The problem here is that he was listening to Hannity. Hannity was talking about it on his show the other day. I was waiting for someone to post on it and then get shredded. Just some free advice. Don't listen to Hannity...he is full of crap.
Whats the matter? The left wing tv doesn't want to talk about it? I'll bet they don't want to talk about the "sequestration" either.
Sounds to me like its letting people out to dry if this issue is not resolved.
The White House is clearly starting to worry. In a sign of panic, it appears that the Obama administration this week moved to hide the coming job losses. The Labor Department directed defense contractors to ignore the law and skip layoff notices, since sequester remains "uncertain." (Companies may well send them out anyway, since Labor can't protect them from lawsuits for failing to give due warning.)
I'll call Liberal TV "Keeping your mind off the economy TV"
Let the bullets fly from the left. Or this post will be deleted like the last one.

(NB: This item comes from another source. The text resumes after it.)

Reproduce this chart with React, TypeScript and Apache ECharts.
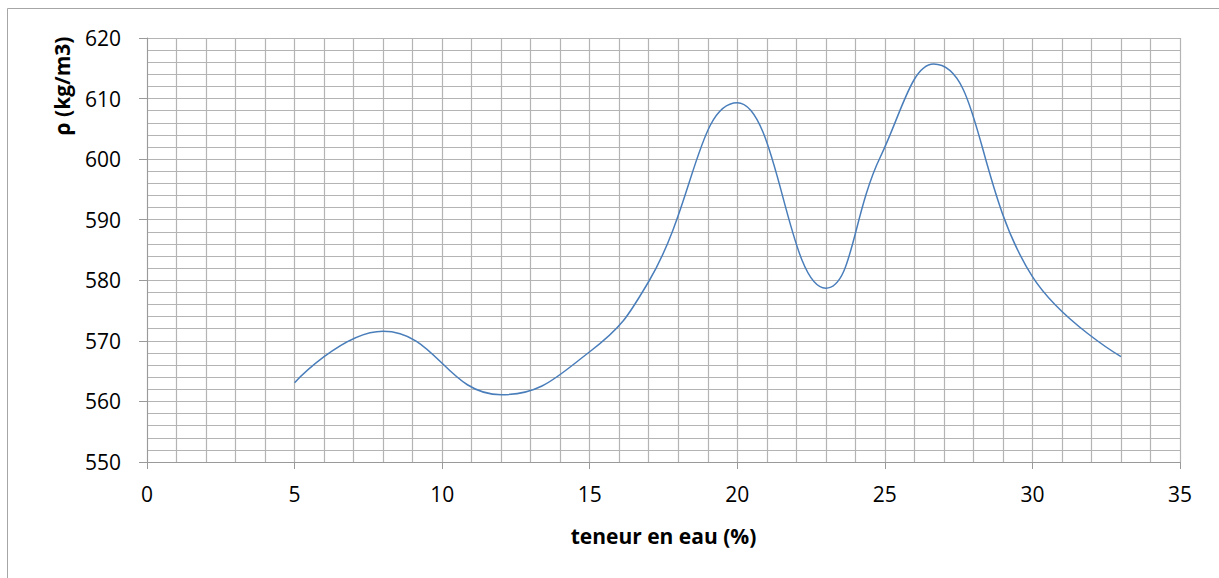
import React, { useEffect, useRef } from "react";
import * as echarts from "echarts";

const teneur: number[] = [5, 8, 12, 15, 17, 20, 23, 24.85, 26.65, 30, 33];
const rho: number[] = [563.1, 571.6, 561.1, 568.2, 579.8, 609.3, 578.7, 600.4, 615.7, 580.6, 567.4];
const xTitle = "teneur en eau (%)";
const yTitle = "ρ (kg/m3)";

const FONT = "'Open Sans', 'Noto Sans', sans-serif";
const GRID = "#b4b4b4";
const AXIS = "#9a9a9a";

export default function App() {
  const ref = useRef<HTMLDivElement>(null);
  useEffect(() => {
    if (!ref.current) return;
    const chart = echarts.init(ref.current, undefined, { renderer: "svg" });
    const data = teneur.map((x, i) => [x, rho[i]]);
    chart.setOption({
      animation: false,
      backgroundColor: "#ffffff",
      grid: { left: 147, right: 39, top: 38, bottom: 116, containLabel: false },
      xAxis: {
        type: "value",
        min: 0,
        max: 35,
        interval: 5,
        name: xTitle,
        nameLocation: "middle",
        nameGap: 63,
        nameTextStyle: { fontFamily: FONT, fontSize: 21, fontWeight: "bold", color: "#000" },
        axisLine: { show: true, lineStyle: { color: AXIS, width: 1 } },
        axisTick: { show: true, length: 7, lineStyle: { color: AXIS } },
        axisLabel: { margin: 21, fontFamily: FONT, fontSize: 21, color: "#000" },
        splitLine: { show: true, lineStyle: { color: GRID, width: 1.2 } },
        minorTick: { show: false, splitNumber: 5 },
        minorSplitLine: { show: true, lineStyle: { color: GRID, width: 1.2 } },
      },
      yAxis: {
        type: "value",
        min: 550,
        max: 620,
        interval: 10,
        axisLine: { show: true, lineStyle: { color: AXIS, width: 1 } },
        axisTick: { show: true, length: 8, lineStyle: { color: AXIS } },
        axisLabel: { margin: 26, fontFamily: FONT, fontSize: 21, color: "#000" },
        splitLine: { show: true, lineStyle: { color: GRID, width: 1.2 } },
        minorTick: { show: false, splitNumber: 5 },
        minorSplitLine: { show: true, lineStyle: { color: GRID, width: 1.2 } },
      },
      graphic: [
        {
          type: "rect",
          silent: true,
          shape: { x: 7.5, y: 8.5, width: 1230, height: 590 },
          style: { fill: "none", stroke: "#a6a6a6", lineWidth: 1 },
          z: -10,
        },
        {
          type: "text",
          x: 62,
          y: 86,
          rotation: Math.PI / 2,
          style: {
            text: yTitle,
            fontFamily: FONT,
            fontSize: 21,
            fontWeight: "bold",
            fill: "#000",
            textAlign: "center",
            textVerticalAlign: "middle",
          },
        },
      ],
      series: [
        {
          type: "line",
          data,
          smooth: 0.45,
          showSymbol: false,
          symbol: "none",
          lineStyle: { color: "#4a7ebb", width: 1.5 },
        },
      ],
    });
    return () => chart.dispose();
  }, []);
  return (
    <div
      ref={ref}
      style={{ position: "fixed", left: 0, top: 0, width: 1219, height: 578, background: "#fff" }}
    />
  );
}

Sounds to me like its letting people out to dry if this issue is not resolved.
The White House is clearly starting to worry. In a sign of panic, it appears that the Obama administration this week moved to hide the coming job losses. The Labor Department directed defense contractors to ignore the law and skip layoff notices, since sequester remains "uncertain." (Companies may well send them out anyway, since Labor can't protect them from lawsuits for failing to give due warning.)
I'll call Liberal TV "Keeping your mind off the economy TV"
Let the bullets fly from the left. Or this post will be deleted like the last one.
Talk about what? I thought this thread was about GM. YOu post cites that are completely unrelated. You have a problem staying on topic. That is probably why your posts get deleted.
The topic is GM, what do you have to say about it, or more precisely what did Hannity say about it.
There is no way 3 year old Volts are going to be worth anywhere near $26k.
I actually warned about this in an earlier post in the thread.
Back in 2008 the home mortgage market crashed the economy and the banks stopped lending and people stopped buying cars.
The New car inventory HAD to be sold so they started deeeeeep discounting which lowered prices in the used car market by about 25%.
EVERY SINGLE car manufacturer lost a ton of money on their leases as the situation you described above happened on virtually every vehicle. (Billions).
The specific example you are making about the volt is a little confusing since the price new is 43k but then 30k...but without knowing the lease payment and other factors it's impossible to say it's a bad move or not.